The Rev. M. Craig Barnes, president of Princeton Theological Seminary and professor of pastoral ministry, returns to Chautauqua Institution as chaplain-in-residence for Week Eight. Barnes previously served as chaplain-in-residence in 2014 when Ken Burns was the weeklong presenter at the 10:45 a.m. morning lectures.
Barnes’ sermon series is titled “Saving the Elder Brother,” based on the parable of the prodigal son, Luke 15:25-32.
“These homilies will be focused on the second half of the parable of the prodigal son, focusing on his elder brother,” Barnes said. “Most of our presentations of the gospel assume we are speaking to prodigals in need of repenting from having left the father’s house. But many people identify more accurately with the careful elder brother. How do they find salvation, and from what?”
At the 10:45 a.m. Sunday morning worship service in the Amphitheater, he will preach on “The Gospel for Good People.” He will share his spiritual journey at the 5 p.m. Vespers Sunday in the Hall of Philosophy. He will preach at the 9:15 a.m. morning worship service Monday through Friday in the Amp.
His sermon titles for the week include “The Gospel for the Anxious,” “The Gospel for the Dutiful,” “The Gospel for the Blessed,” “The Gospel for the Right” and “Completing the Parable.”
“Everything we do here is about an encounter with this one holy Word,” Barnes writes of Princeton Theological Seminary on his webpage. “That’s the true function of the study of theology: to encounter the Word, to see the morning star that pierces the darkness, to know how to proclaim the Word that can fill any silence that dares threaten us. And the Word’s name is the Lord Jesus Christ.”
At Princeton, Barnes holds theological conversations where he engages faculty and distinguished guests in conversation about their work, their theological education and the mission of the church. Guests have included Nathan Stucky, director of the Farminary Project at PTS, on theology and sustainable agriculture; Kenda Creasy Dean, Mary D. Synnott Professor of Youth, Church, and Culture at PTS, on social entrepreneurship; and poet Billy Collins.
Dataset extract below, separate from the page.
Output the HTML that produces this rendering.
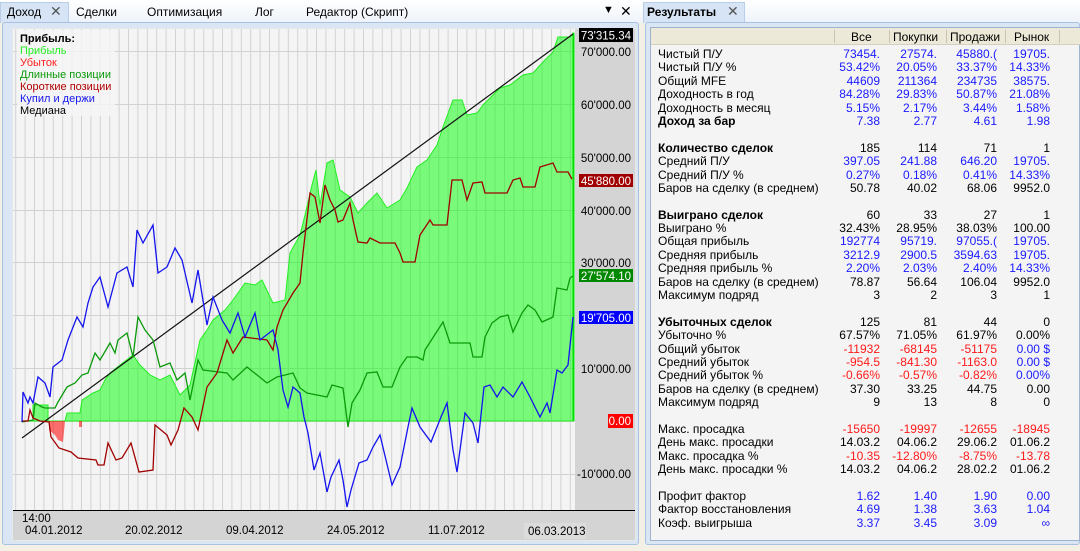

Prior to his work at Princeton, Barnes served churches in Colorado and Wisconsin; the National Presbyterian Church in Washington, D.C.; and Shadyside Presbyterian Church in Pittsburgh, where he was also the Meneilly Professor of Pastoral Ministry at Pittsburgh Theological Seminary.
Barnes holds degrees from The King’s College, Princeton Theological Seminary and the University of Chicago, and is the author of eight books, including his two most recent: The Pastor as Minor Poet and Body and Soul: Reclaiming the Heidelberg Catechism. Barnes also serves as an editor-at-large for The Christian Century.